Working as part of the National Guard or Reserves provides a trip away from the stream. Whether you’re guzzling the dopamine and crushing the task at hand, or drowning in a giant workload, taking the time to appreciate the change is extremely worthwhile. There are numerous books and podcasts nowadays that speak to the beauty of gratitude, and spending a couple of days, two weeks, or six months in a different setting can be instrumental in fostering gratitude. This, again, plays into our perception of the change, and therefore the perception of those around us. When we appreciate the value of part-time military service, employers and military commanders begin to embrace it as well.
Practice Proper Patience
No matter how supportive and accommodating your unit or office leadership, miscommunications will happen. Your First Sergeant wants you to support a late notice mission. Your boss thinks you’d be a great addition to a team tackling a project during your drill time. In these moments, it may feel as if you have to sacrifice advancement in one role to support advancement in the other. When these situations pull you in dueling directions, understand that no matter how hard you try, you can’t be in two places at once. As long as you keep a level head, there will always be another chance to shine. Think of your life as a campaign. No campaign is won by doing just one thing, but by building a series of processes to handle a multitude of tasks— have patience and trust the process.
Understand Your Two Languages
Learning a second language can be a difficult experience as an adult. This concept may have hit home for you when you enlisted in the military, or when you took a job in a new field. New acronyms, phrases, and general procedures can feel completely unfamiliar. And if you are unfamiliar with the new jargon, it’s very likely that your other job is as well. Expecting two different cultures to speak the same language is unrealistic, so it’s our job to be an effective translator. Some companies are far more efficient at learning the military way of life. I consider myself lucky to work for an organization that believes so strongly in the military core values that they seek insight from their veteran and military employees. Like being fluent in multiple languages, having a firm grasp on both your civilian and military verbiage puts you in an advantageous position when dealing with miscommunications while paving the way for others.
Blend Your Best Traits
The person who works as a neurologist their entire life could describe in incredible detail the inner workings of our nervous system. However, if you ask them about how marine life fluctuates around the great barrier reef, you’ll probably get a blank stare. At the same time, someone who spends three years as an accountant, two years as a film producer and four years with a sports marketing firm, most likely won’t be an expert in any of those fields. The “weekend warrior” who trains troop movements during drill, then spends the week drafting briefs for their law firm has the distinct advantage of thriving in two careers at once. The skills that make him/her an effective troop leader can blend into their career as an attorney, giving a distinct perspective on how to tackle problems.

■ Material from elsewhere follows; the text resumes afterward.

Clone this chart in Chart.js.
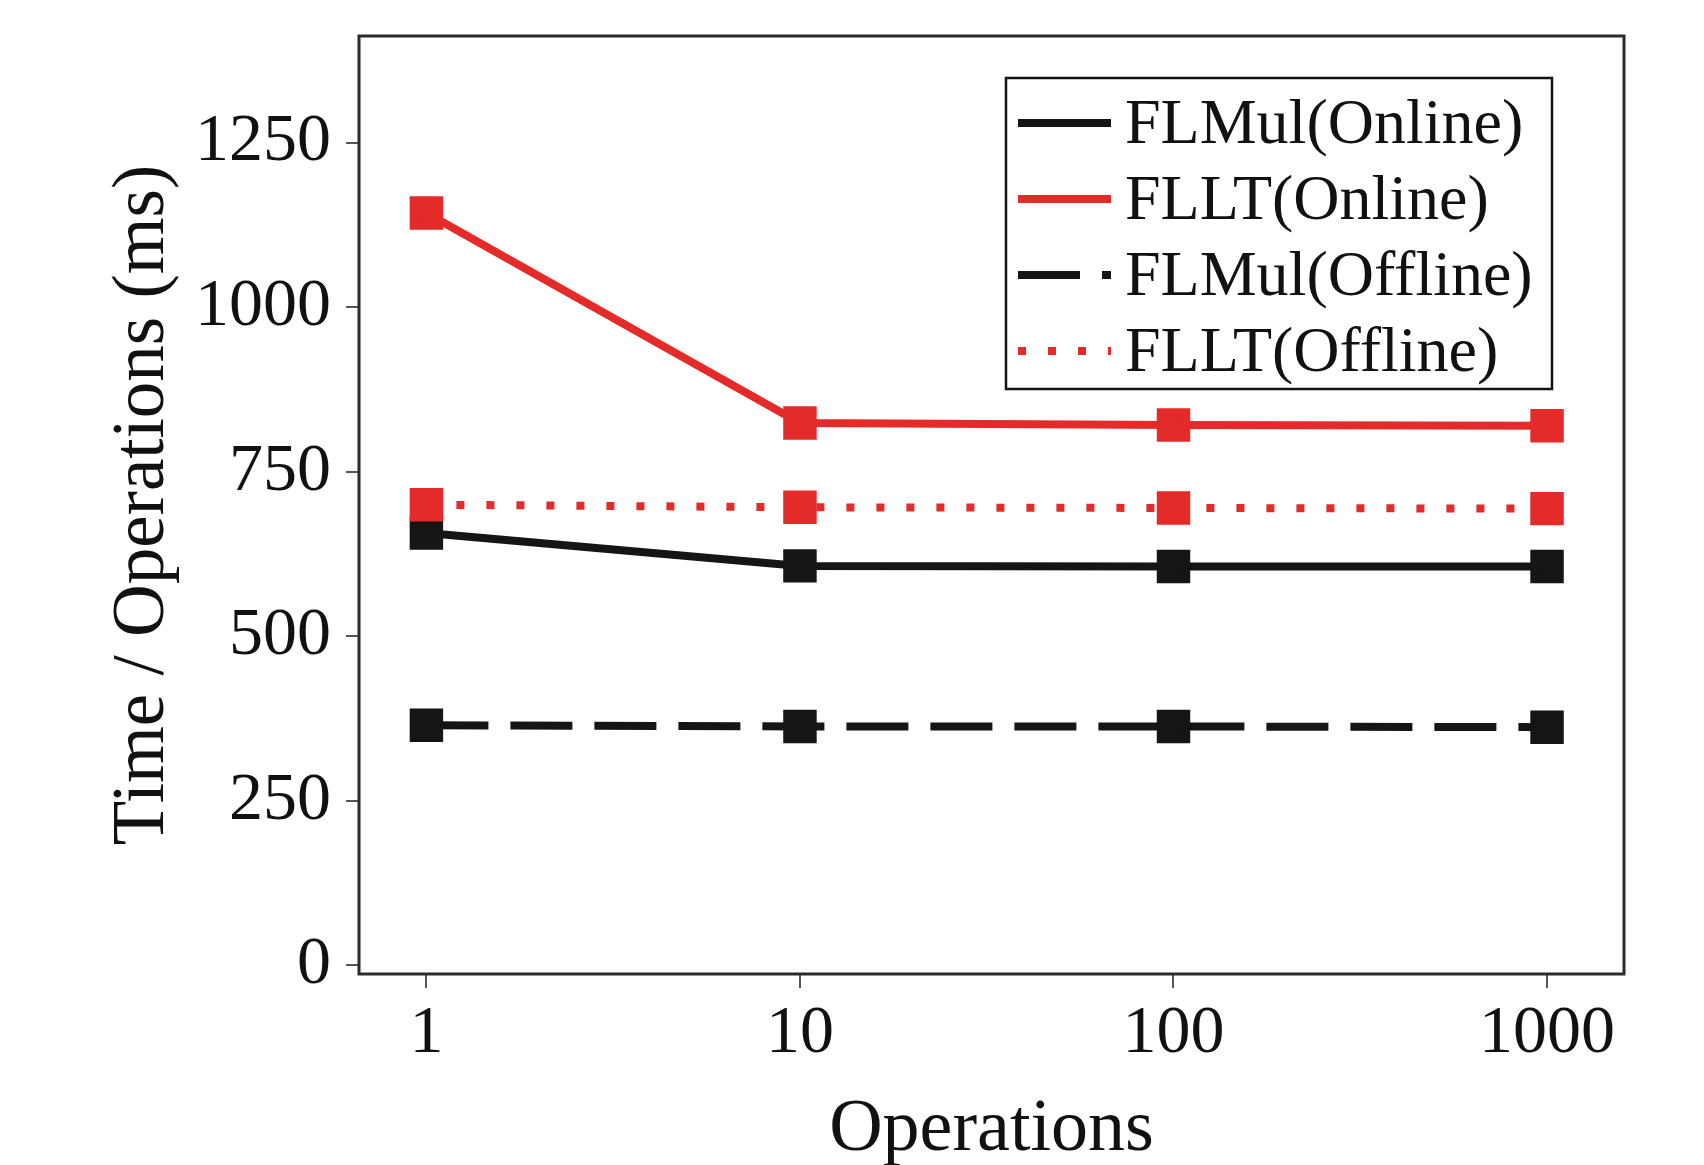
<!DOCTYPE html>
<html>
<head>
<meta charset="utf-8">
<script src="https://cdn.jsdelivr.net/npm/chart.js@4.4.1/dist/chart.umd.min.js"></script>
<style>
  html, body { margin: 0; padding: 0; background: #fff; }
  #wrap { width: 1704px; height: 1165px; }
</style>
</head>
<body>
<div id="wrap"><canvas id="myChart"></canvas></div>
<script>
// values
const operations = [1, 10, 100, 1000];
const flmulOnline = [657, 607, 606, 606];
const flltOnline = [1143, 824, 821, 820];
const flmulOffline = [365, 363, 363, 362];
const flltOffline = [700, 696, 695, 694];
const yTickValues = [0, 250, 500, 750, 1000, 1250];

const RED = '#e42b29';
const BLACK = '#151515';
const serif = '"Liberation Serif", "Times New Roman", serif';

let points = (vals) => operations.map((x, i) => ({ x: x, y: vals[i] }));

// frame round the plot + boxed legend inside it
const frameAndLegend = {
  id: 'frameAndLegend',
  afterDatasetsDraw(chart) {
    const ctx = chart.ctx;
    const area = chart.chartArea;
    ctx.save();
    ctx.setLineDash([]);
    ctx.strokeStyle = '#2b2b2b';
    ctx.lineWidth = 3;
    ctx.strokeRect(area.left, area.top, area.right - area.left, area.bottom - area.top);

    const w = 546, h = 311;
    const left = area.right - 72 - w;
    const top = area.top + 42;
    ctx.fillStyle = '#fff';
    ctx.fillRect(left, top, w, h);
    ctx.lineWidth = 2.5;
    ctx.strokeStyle = '#111';
    ctx.strokeRect(left, top, w, h);

    ctx.font = '64px ' + serif;
    ctx.textBaseline = 'middle';
    ctx.textAlign = 'left';
    chart.data.datasets.forEach((ds, i) => {
      const y = top + 45 + i * 76;
      ctx.beginPath();
      ctx.setLineDash(ds.borderDash || []);
      ctx.lineCap = 'butt';
      ctx.lineWidth = ds.borderWidth;
      ctx.strokeStyle = ds.borderColor;
      ctx.moveTo(left + 12, y);
      ctx.lineTo(left + 105, y);
      ctx.stroke();
      ctx.setLineDash([]);
      ctx.fillStyle = '#111';
      ctx.fillText(ds.label, left + 119, y + 3);
    });
    ctx.restore();
  }
};

let ctx = document.getElementById('myChart').getContext('2d');
let chart = new Chart(ctx, {
  type: 'line',
  data: {
    datasets: [{
      label: 'FLMul(Online)',
      data: points(flmulOnline),
      borderColor: BLACK,
      backgroundColor: BLACK,
      borderWidth: 8,
      order: 4
    }, {
      label: 'FLLT(Online)',
      data: points(flltOnline),
      borderColor: RED,
      backgroundColor: RED,
      borderWidth: 8,
      order: 3
    }, {
      label: 'FLMul(Offline)',
      data: points(flmulOffline),
      borderColor: BLACK,
      backgroundColor: BLACK,
      borderWidth: 8,
      borderDash: [62, 22],
      order: 2
    }, {
      label: 'FLLT(Offline)',
      data: points(flltOffline),
      borderColor: RED,
      backgroundColor: RED,
      borderWidth: 8,
      borderDash: [8, 22],
      order: 1
    }]
  },
  options: {
    responsive: true,
    maintainAspectRatio: false,
    animation: false,
    layout: { padding: { top: 36, right: 80, left: 0, bottom: 0 } },
    elements: {
      line: { tension: 0, borderCapStyle: 'butt' },
      point: { pointStyle: 'rect', radius: 18, borderWidth: 1, hoverRadius: 18 }
    },
    plugins: {
      legend: { display: false },
      tooltip: { enabled: false }
    },
    scales: {
      x: {
        type: 'logarithmic',
        min: 0.66,
        max: 1607,
        afterBuildTicks: (s) => { s.ticks = operations.map(v => ({ value: v })); },
        afterFit: (s) => { s.height = 191; s.paddingLeft = 0; s.paddingRight = 0; },
        border: { display: false },
        grid: { drawOnChartArea: false, drawTicks: true, tickLength: 14, color: '#555', lineWidth: 2 },
        ticks: {
          font: { family: serif, size: 68, lineHeight: 1 },
          color: '#111',
          padding: 12,
          maxRotation: 0,
          autoSkip: false,
          callback: (v) => String(v)
        },
        title: {
          display: true,
          text: 'Operations',
          color: '#111',
          font: { family: serif, size: 74, lineHeight: 0.92 },
          padding: { top: 0, bottom: 0 }
        }
      },
      y: {
        min: -13,
        max: 1412,
        afterBuildTicks: (s) => { s.ticks = yTickValues.map(v => ({ value: v })); },
        afterFit: (s) => { s.width = 359; s.paddingTop = 0; s.paddingBottom = 0; },
        border: { display: false },
        grid: { drawOnChartArea: false, drawTicks: true, tickLength: 13, color: '#555', lineWidth: 2 },
        ticks: {
          font: { family: serif, size: 68, lineHeight: 1 },
          color: '#111',
          padding: 15,
          callback: (v) => String(v)
        },
        title: {
          display: true,
          text: 'Time / Operations (ms)',
          color: '#111',
          font: { family: serif, size: 73, lineHeight: 1.1 },
          padding: { top: 104, bottom: 0 }
        }
      }
    }
  },
  plugins: [frameAndLegend]
});
</script>
</body>
</html>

Vice versa, being an effective communicator as an attorney can positively impact supervisory skills in the military. Learning to effectively blend your different skill sets is one of the most rewarding aspects of serving part-time in the military.
Ask the Right Questions
They say “you can choose your friends, but you can’t pick your family”; thankfully, you do have a say in who you work for. While there are some aspects of a military career that are out of your control, you don’t have to walk in blind. A civilian career offers more flexibility of choice, but with that choice comes the added responsibility of seeking out a company that values military service as a force multiplier. If you’re already serving in the National Guard/Reserves or plan on joining, avoid unnecessary stress by asking some simple questions during an interview like “Are there any leaders in the company who served?” or “Does your company have a Veteran Initiative and what does that entail?”. A “no” to either question doesn’t necessarily rule out an employer as a Veteran supportive, but the attitude in their response may be indicative of what to expect.
Be the Example
When you appreciate the nuances of having a civilian career and serving in the military, striking a balance gets much easier. This appreciation is no more evident than when you have the opportunity to give back. The people in my life who aided me during the turbulent times of my transition fuels my sense of duty to pay it forward. Engaging in local veteran service organizations (VSO) or community outreach programs is instrumental in changing the national dialogue about service members.

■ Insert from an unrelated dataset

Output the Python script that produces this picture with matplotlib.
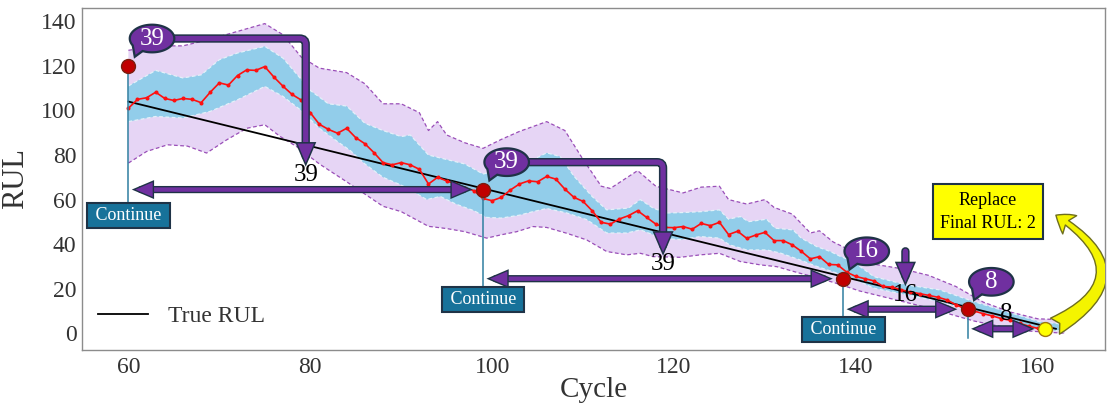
import numpy as np
import matplotlib
matplotlib.use("Agg")
import matplotlib.pyplot as plt
import matplotlib.patheffects as pe
from matplotlib.patches import FancyArrowPatch, Polygon

# ---------------------------------------------------------------- data
pred_cycles = list(range(60, 162))
pred_rul = [
    101.0, 105.0, 105.7, 108.2, 105.4, 104.5, 105.4, 105.0, 103.5, 108.2,
    112.4, 111.4, 115.7, 118.2, 118.0, 119.7, 115.0, 110.9, 107.2, 104.7,
    99.0, 93.8, 91.5, 89.8, 92.0, 87.8, 85.1, 81.1, 76.6, 75.6,
    76.6, 75.6, 73.6, 67.0, 70.0, 68.4, 67.0, 65.4, 64.0, 60.5,
    59.5, 61.0, 64.3, 67.0, 68.4, 68.0, 70.4, 69.2, 64.7, 61.0,
    59.2, 55.0, 49.8, 49.0, 51.3, 52.8, 55.0, 52.0, 49.0, 47.5,
    47.4, 47.9, 46.7, 49.3, 48.3, 49.8, 44.3, 45.8, 42.6, 44.1,
    45.3, 41.6, 41.6, 39.7, 36.8, 33.4, 34.4, 30.9, 30.7, 27.4,
    25.5, 24.5, 23.5, 21.0, 20.7, 19.5, 18.5, 17.8, 17.0, 16.2,
    15.0, 12.8, 11.0, 10.0, 8.8, 7.8, 6.6, 5.8, 4.5, 3.2,
    2.2, 1.5,
]

true_cycles = [60, 162]
true_rul = [104, 2]

# outer (wide) uncertainty band
outer_hi_cycles = [60, 63, 66, 69, 72, 75, 77, 79, 81, 84, 86, 88, 90, 92, 93, 94,
                   95, 97, 99, 101, 103, 106, 108, 110, 112, 113, 116, 118, 121,
                   123, 125, 126, 128, 130, 131, 133, 135, 136, 137.5, 139, 142,
                   145, 148, 151, 154, 157, 160, 163]
outer_hi = [127, 129, 129, 132, 135.5, 139, 134, 124, 119, 117, 112, 103, 103, 99,
            91, 95, 89, 85.5, 83, 87, 90.6, 95, 91, 78, 66, 65, 73, 66, 63, 65.6,
            66, 60, 58, 60, 56.5, 53.5, 45, 46, 41, 38, 31, 29, 26, 21, 14, 9.5,
            6.5, 6]
outer_lo_cycles = [60, 62, 64.3, 66.5, 68.6, 70.8, 73, 75, 76.7, 78.5, 81, 84, 86,
                   88, 90, 93, 95, 97, 99.4, 101, 102.7, 104.5, 106, 108.2, 110.4,
                   112.6, 114.8, 116.3, 117.7, 120.7, 122.9, 125, 127.3, 129.5,
                   131.3, 133.8, 136, 138.2, 140.4, 143.7, 147.4, 150, 153, 156,
                   159, 163]
outer_lo = [76.4, 81.6, 84.6, 84, 80.9, 86.8, 92, 93.6, 88.3, 83.8, 76, 68, 62.5,
            57, 54.6, 48, 47, 45.6, 42.7, 44.2, 45.6, 47.9, 47.5, 44.9, 41.9, 36.7,
            35.2, 35.9, 34.4, 34.1, 35.2, 35.9, 32.2, 30.7, 29.9, 27, 24.7, 22, 19,
            15.7, 12, 9, 5.5, 3, 1, 0]

# inner (narrow) uncertainty band
inner_hi_cycles = [60, 63, 66, 68, 70, 72, 75, 77, 79, 80, 82, 84, 86, 88, 90, 91,
                   93, 95, 97, 99, 101, 103, 104.5, 106, 107.5, 109, 111, 112.6,
                   115, 116.3, 117.7, 119.2, 121, 123, 125, 126, 127.3, 128.2,
                   130.2, 131.1, 133.1, 134, 135.7, 137.2, 138.2, 139.7, 142,
                   145.6, 149.2, 153, 156.6, 160.2, 163]
inner_hi = [111, 118, 114.6, 116, 122.8, 125.8, 128.8, 123.5, 114, 109, 103, 102,
            94.3, 91, 88.3, 89, 80, 78, 76, 71.5, 73.4, 75.6, 78, 81, 79.3, 70.5,
            61.4, 55.4, 56.2, 60, 56.2, 54, 54.2, 54.6, 55.4, 51.2, 52.4, 50.1,
            51.2, 47.2, 46.4, 42.7, 38.9, 36.7, 34.7, 32.2, 25.4, 21.7, 19.5,
            14.2, 9.7, 5.2, 4]
inner_lo_cycles = [60, 63, 66, 69, 72, 75, 77, 79, 81, 83, 84.4, 86, 88, 90, 91,
                   92.8, 94.3, 96, 98, 99.4, 101, 103, 104.5, 106, 108.2, 110.4,
                   112.6, 114.8, 116.3, 117.7, 118.5, 120.7, 122.9, 125, 126.1,
                   128, 130.2, 131.7, 133.8, 135.7, 137.9, 139.7, 142, 145.6,
                   149.2, 153, 156.6, 160.2, 163]
inner_lo = [95, 97.3, 96.6, 99.6, 104.8, 110.8, 106.3, 100, 92, 86, 82, 76, 70,
            66.5, 64.4, 60, 61.4, 58, 55, 52, 51.7, 53, 54.6, 56, 54, 51, 45, 45,
            46.4, 44.2, 42.7, 42, 43.4, 42.7, 39.7, 37.4, 37.4, 36, 33, 30, 27,
            24.5, 20.2, 17.2, 14.2, 9.7, 6, 1.5, 1]

# inspection stops and the interval chosen at each one
stop_cycles = [60, 99, 138.6, 152.3]
stop_rul = [120, 64.5, 24.5, 10.8]
next_interval = [39, 39, 16, 8]
final_cycle = 160.8
final_rul = 2

# ---------------------------------------------------------------- style
SERIF = ["Liberation Serif", "DejaVu Serif"]
plt.rcParams["font.family"] = SERIF
PURPLE = "#7030A0"
NAVY = "#1F3347"
TEAL = "#17729A"
LAVENDER = "#E6D5F5"
SKY = "#92CDEA"
TXT = "#333333"

fig = plt.figure(figsize=(11.07, 4.08), dpi=100)
ax = fig.add_axes([0.0741, 0.1422, 0.9241, 0.8382])
ax.set_xlim(54.9, 167.4)
ax.set_ylim(-7.5, 146)

for s in ax.spines.values():
    s.set_color("#8c8c8c")
    s.set_linewidth(1.0)
ax.set_xticks(range(60, 161, 20))
ax.set_yticks(range(0, 141, 20))
ax.tick_params(length=0, labelsize=17, labelcolor=TXT)
ax.tick_params(axis="x", pad=5)
ax.tick_params(axis="y", pad=4)
ax.set_xlabel("Cycle", fontsize=21, color=TXT, labelpad=-1)
ax.set_ylabel("RUL", fontsize=22, color=TXT, labelpad=8)

# uncertainty bands
ax.fill(np.r_[outer_hi_cycles, outer_lo_cycles[::-1]],
        np.r_[outer_hi, outer_lo[::-1]], color=LAVENDER, lw=0, zorder=1)
ax.fill(np.r_[inner_hi_cycles, inner_lo_cycles[::-1]],
        np.r_[inner_hi, inner_lo[::-1]], color=SKY, lw=0, zorder=2)
for cx, cy in [(outer_hi_cycles, outer_hi), (outer_lo_cycles, outer_lo)]:
    ax.plot(cx, cy, color="#9A4FB8", lw=0.9, ls=(0, (3, 2)), zorder=2.5)
for cx, cy in [(inner_hi_cycles, inner_hi), (inner_lo_cycles, inner_lo)]:
    ax.plot(cx, cy, color="#E4F1F9", lw=0.9, ls=(0, (3, 2)), zorder=2.5)

# true and predicted RUL
ax.plot(true_cycles, true_rul, color="black", lw=1.3, zorder=3, label="True RUL")
ax.plot(pred_cycles, pred_rul, color="#FF1010", lw=1.2, marker="o",
        markersize=1.9, zorder=4)

# stop markers with drop lines and "Continue" tags
drop_bottom = [53, 15.2, 1.7, -2.2]
for i, (c, r) in enumerate(zip(stop_cycles, stop_rul)):
    ax.plot([c, c], [r, drop_bottom[i]], color="#2F7FA0", lw=1.1, zorder=5)
    if i < 3:
        ax.text(c, drop_bottom[i], " Continue ", ha="center", va="center",
                fontsize=13, color="white", zorder=9,
                bbox=dict(boxstyle="square,pad=0.22", fc=TEAL, ec=NAVY, lw=1.5))

# horizontal interval arrows between consecutive stops
seq_c = stop_cycles + [final_cycle]
seq_r = stop_rul + [final_rul]
thin_outline = [pe.Stroke(linewidth=5.2, foreground=NAVY), pe.Normal()]
for i in range(4):
    y = seq_r[i + 1]
    arr = FancyArrowPatch((seq_c[i], y), (seq_c[i + 1], y),
                          arrowstyle="<|-|>,head_length=0.4,head_width=0.17",
                          mutation_scale=17, lw=3.2, color=PURPLE,
                          shrinkA=5, shrinkB=10, zorder=6, joinstyle="miter")
    arr.set_path_effects(thin_outline)
    ax.add_patch(arr)
    xm = (seq_c[i] + seq_c[i + 1]) / 2
    ax.text(xm, y + 6.5, str(next_interval[i]), ha="center", va="center",
            fontsize=18, color="black", zorder=9)

ax.plot(stop_cycles, stop_rul, ls="none", marker="o", markersize=10,
        mfc="#C00000", mec="#7A1E10", mew=1.0, zorder=7)
ax.plot([final_cycle], [final_rul], ls="none", marker="o", markersize=10,
        mfc="#FFFF00", mec="#A07810", mew=1.0, zorder=7)

# speech bubbles with the chosen interval
BDX, BDY = 2.6, 12.3
RX, RY = 2.45, 6.2


def bubble(cx, cy, label):
    t = np.deg2rad(np.linspace(245, 245 + 325, 120))
    xs = list(cx + RX * np.cos(t))
    ys = list(cy + RY * np.sin(t))
    xs.append(cx - 1.9)
    ys.append(cy - 8.2)
    ax.add_patch(Polygon(np.c_[xs, ys], closed=True, fc=PURPLE, ec=NAVY,
                         lw=1.6, zorder=8.5))
    ax.text(cx, cy, label, ha="center", va="center", fontsize=18,
            color="white", zorder=9)


bracket_outline = [pe.Stroke(linewidth=6.0, foreground=NAVY), pe.Normal()]
arrow_kind = ["elbow", "elbow", "down", None]
for i in range(4):
    bx, by = stop_cycles[i] + BDX, stop_rul[i] + BDY
    xm = (seq_c[i] + seq_c[i + 1]) / 2
    tip = seq_r[i + 1] + 12.0
    if arrow_kind[i] is not None:
        start = (bx + RX, by) if arrow_kind[i] == "elbow" else (xm, by)
        conn = ("angle,angleA=0,angleB=90,rad=6" if arrow_kind[i] == "elbow"
                else "arc3,rad=0")
        a = FancyArrowPatch(start, (xm, tip), connectionstyle=conn,
                            arrowstyle="-|>,head_length=0.42,head_width=0.18",
                            mutation_scale=17, lw=3.8, color=PURPLE,
                            shrinkA=0, shrinkB=0, zorder=8, joinstyle="miter")
        a.set_path_effects(bracket_outline)
        ax.add_patch(a)
    bubble(bx, by, str(next_interval[i]))

# replacement decision
ax.text(154.5, 54.5, "Replace\nFinal RUL: %d" % final_rul, ha="center",
        va="center", fontsize=13, color="black", zorder=9, linespacing=1.5,
        bbox=dict(boxstyle="square,pad=0.4", fc="#FFFF00", ec=NAVY, lw=1.5))
curve = FancyArrowPatch((final_cycle + 0.7, final_rul + 0.3), (162.0, 53.0),
                        connectionstyle="arc3,rad=0.85",
                        arrowstyle="fancy,head_length=0.55,head_width=0.75,tail_width=0.6",
                        mutation_scale=22, fc="#F4F400", ec="#6E6E1E", lw=1.0,
                        shrinkA=3, shrinkB=0, zorder=8)
ax.add_patch(curve)

leg = ax.legend(loc="lower left", bbox_to_anchor=(0.0, 0.02), frameon=False,
                fontsize=17, handlelength=2.1, handletextpad=0.85,
                borderpad=0.68, borderaxespad=0)
for t in leg.get_texts():
    t.set_color(TXT)

fig.savefig("out.png", dpi=100)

Earn the Change You Wish to See
Thankfully, I work for a company that goes above and beyond in their support of military service. At Power, the experience that Guard and Reserve members receive while serving is valued for numerous reasons; the ability to adapt, the blend of different skills, the selfless mindset of putting country first, and much more. Everyday, as more corporate leaders come to understand the value added from military service, more companies are adopting this mindset.
Every successful transition can be a catalyst to another veteran in a leadership role and measurable change in the national narrative around veterans. Veterans, more than most, understand that nothing is owed to them, but everything must be earned. And in that spirit, I urge any National Guard or Reserve member to reach out to VSO’s (Travis Manion Foundation, Team Red White and Blue, Team Rubicon, The Mission Continues…) in their neighborhood. Go in with an open mind and no agenda other than to meet the people supporting that team. Build relationships, learn their mission, and decide on your own how your skill sets can contribute to that aim. With the “One Team, One Fight” mentality, we can change the narrative.